-- begin Data section --
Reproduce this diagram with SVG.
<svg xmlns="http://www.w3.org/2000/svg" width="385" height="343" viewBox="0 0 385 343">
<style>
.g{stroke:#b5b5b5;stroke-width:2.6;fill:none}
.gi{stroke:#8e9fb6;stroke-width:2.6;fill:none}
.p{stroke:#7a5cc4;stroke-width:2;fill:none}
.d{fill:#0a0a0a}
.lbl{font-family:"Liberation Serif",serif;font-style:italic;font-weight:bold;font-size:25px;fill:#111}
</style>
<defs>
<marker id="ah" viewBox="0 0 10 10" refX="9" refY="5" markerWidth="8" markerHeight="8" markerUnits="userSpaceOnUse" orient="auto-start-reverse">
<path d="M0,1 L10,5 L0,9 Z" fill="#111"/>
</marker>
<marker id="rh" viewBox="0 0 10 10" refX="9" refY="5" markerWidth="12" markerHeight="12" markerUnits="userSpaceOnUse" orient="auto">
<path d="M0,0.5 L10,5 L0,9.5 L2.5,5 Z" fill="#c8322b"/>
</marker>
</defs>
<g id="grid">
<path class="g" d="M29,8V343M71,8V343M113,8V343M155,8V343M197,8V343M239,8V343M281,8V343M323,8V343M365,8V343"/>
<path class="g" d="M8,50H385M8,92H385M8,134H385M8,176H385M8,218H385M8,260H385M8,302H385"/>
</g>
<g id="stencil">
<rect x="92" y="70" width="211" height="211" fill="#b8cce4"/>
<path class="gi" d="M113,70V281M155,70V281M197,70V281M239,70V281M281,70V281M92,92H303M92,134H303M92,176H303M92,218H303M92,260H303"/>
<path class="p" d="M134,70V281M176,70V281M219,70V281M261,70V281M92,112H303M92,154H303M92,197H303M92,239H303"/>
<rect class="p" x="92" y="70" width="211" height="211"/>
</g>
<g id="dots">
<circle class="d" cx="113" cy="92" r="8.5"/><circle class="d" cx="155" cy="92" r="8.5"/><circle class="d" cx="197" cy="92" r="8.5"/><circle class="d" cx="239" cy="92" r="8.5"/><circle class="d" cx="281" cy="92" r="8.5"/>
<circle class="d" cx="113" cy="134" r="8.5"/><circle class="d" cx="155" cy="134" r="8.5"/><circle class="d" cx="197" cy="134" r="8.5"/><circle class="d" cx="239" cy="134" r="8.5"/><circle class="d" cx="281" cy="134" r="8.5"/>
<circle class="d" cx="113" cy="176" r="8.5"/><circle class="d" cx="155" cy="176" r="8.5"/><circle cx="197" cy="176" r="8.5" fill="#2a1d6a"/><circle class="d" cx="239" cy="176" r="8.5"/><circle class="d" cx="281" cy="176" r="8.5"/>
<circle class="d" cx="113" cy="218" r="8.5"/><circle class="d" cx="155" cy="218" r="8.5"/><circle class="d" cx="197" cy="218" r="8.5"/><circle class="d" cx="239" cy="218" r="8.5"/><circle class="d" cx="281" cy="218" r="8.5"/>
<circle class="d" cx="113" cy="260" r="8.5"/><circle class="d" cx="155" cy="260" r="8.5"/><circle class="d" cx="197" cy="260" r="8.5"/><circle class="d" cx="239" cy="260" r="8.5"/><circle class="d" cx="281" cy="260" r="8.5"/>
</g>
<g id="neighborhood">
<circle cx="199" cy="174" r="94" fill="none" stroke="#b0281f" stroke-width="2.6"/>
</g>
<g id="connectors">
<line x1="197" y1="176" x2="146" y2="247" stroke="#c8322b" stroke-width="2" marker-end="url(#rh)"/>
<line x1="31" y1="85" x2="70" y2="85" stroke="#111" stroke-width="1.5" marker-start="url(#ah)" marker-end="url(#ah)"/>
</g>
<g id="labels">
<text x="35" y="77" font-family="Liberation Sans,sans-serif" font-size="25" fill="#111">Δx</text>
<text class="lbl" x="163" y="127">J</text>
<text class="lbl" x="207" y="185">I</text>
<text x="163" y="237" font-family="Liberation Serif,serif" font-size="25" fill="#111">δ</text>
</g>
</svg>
-- end Data section --
Directive
Retype the data exactly as given.

Solution
Reproduce this diagram with SVG.
<svg xmlns="http://www.w3.org/2000/svg" width="385" height="343" viewBox="0 0 385 343">
<style>
.g{stroke:#b5b5b5;stroke-width:2.6;fill:none}
.gi{stroke:#8e9fb6;stroke-width:2.6;fill:none}
.p{stroke:#7a5cc4;stroke-width:2;fill:none}
.d{fill:#0a0a0a}
.lbl{font-family:"Liberation Serif",serif;font-style:italic;font-weight:bold;font-size:25px;fill:#111}
</style>
<defs>
<marker id="ah" viewBox="0 0 10 10" refX="9" refY="5" markerWidth="8" markerHeight="8" markerUnits="userSpaceOnUse" orient="auto-start-reverse">
<path d="M0,1 L10,5 L0,9 Z" fill="#111"/>
</marker>
<marker id="rh" viewBox="0 0 10 10" refX="9" refY="5" markerWidth="12" markerHeight="12" markerUnits="userSpaceOnUse" orient="auto">
<path d="M0,0.5 L10,5 L0,9.5 L2.5,5 Z" fill="#c8322b"/>
</marker>
</defs>
<g id="grid">
<path class="g" d="M29,8V343M71,8V343M113,8V343M155,8V343M197,8V343M239,8V343M281,8V343M323,8V343M365,8V343"/>
<path class="g" d="M8,50H385M8,92H385M8,134H385M8,176H385M8,218H385M8,260H385M8,302H385"/>
</g>
<g id="stencil">
<rect x="92" y="70" width="211" height="211" fill="#b8cce4"/>
<path class="gi" d="M113,70V281M155,70V281M197,70V281M239,70V281M281,70V281M92,92H303M92,134H303M92,176H303M92,218H303M92,260H303"/>
<path class="p" d="M134,70V281M176,70V281M219,70V281M261,70V281M92,112H303M92,154H303M92,197H303M92,239H303"/>
<rect class="p" x="92" y="70" width="211" height="211"/>
</g>
<g id="dots">
<circle class="d" cx="113" cy="92" r="8.5"/><circle class="d" cx="155" cy="92" r="8.5"/><circle class="d" cx="197" cy="92" r="8.5"/><circle class="d" cx="239" cy="92" r="8.5"/><circle class="d" cx="281" cy="92" r="8.5"/>
<circle class="d" cx="113" cy="134" r="8.5"/><circle class="d" cx="155" cy="134" r="8.5"/><circle class="d" cx="197" cy="134" r="8.5"/><circle class="d" cx="239" cy="134" r="8.5"/><circle class="d" cx="281" cy="134" r="8.5"/>
<circle class="d" cx="113" cy="176" r="8.5"/><circle class="d" cx="155" cy="176" r="8.5"/><circle cx="197" cy="176" r="8.5" fill="#2a1d6a"/><circle class="d" cx="239" cy="176" r="8.5"/><circle class="d" cx="281" cy="176" r="8.5"/>
<circle class="d" cx="113" cy="218" r="8.5"/><circle class="d" cx="155" cy="218" r="8.5"/><circle class="d" cx="197" cy="218" r="8.5"/><circle class="d" cx="239" cy="218" r="8.5"/><circle class="d" cx="281" cy="218" r="8.5"/>
<circle class="d" cx="113" cy="260" r="8.5"/><circle class="d" cx="155" cy="260" r="8.5"/><circle class="d" cx="197" cy="260" r="8.5"/><circle class="d" cx="239" cy="260" r="8.5"/><circle class="d" cx="281" cy="260" r="8.5"/>
</g>
<g id="neighborhood">
<circle cx="199" cy="174" r="94" fill="none" stroke="#b0281f" stroke-width="2.6"/>
</g>
<g id="connectors">
<line x1="197" y1="176" x2="146" y2="247" stroke="#c8322b" stroke-width="2" marker-end="url(#rh)"/>
<line x1="31" y1="85" x2="70" y2="85" stroke="#111" stroke-width="1.5" marker-start="url(#ah)" marker-end="url(#ah)"/>
</g>
<g id="labels">
<text x="35" y="77" font-family="Liberation Sans,sans-serif" font-size="25" fill="#111">Δx</text>
<text class="lbl" x="163" y="127">J</text>
<text class="lbl" x="207" y="185">I</text>
<text x="163" y="237" font-family="Liberation Serif,serif" font-size="25" fill="#111">δ</text>
</g>
</svg>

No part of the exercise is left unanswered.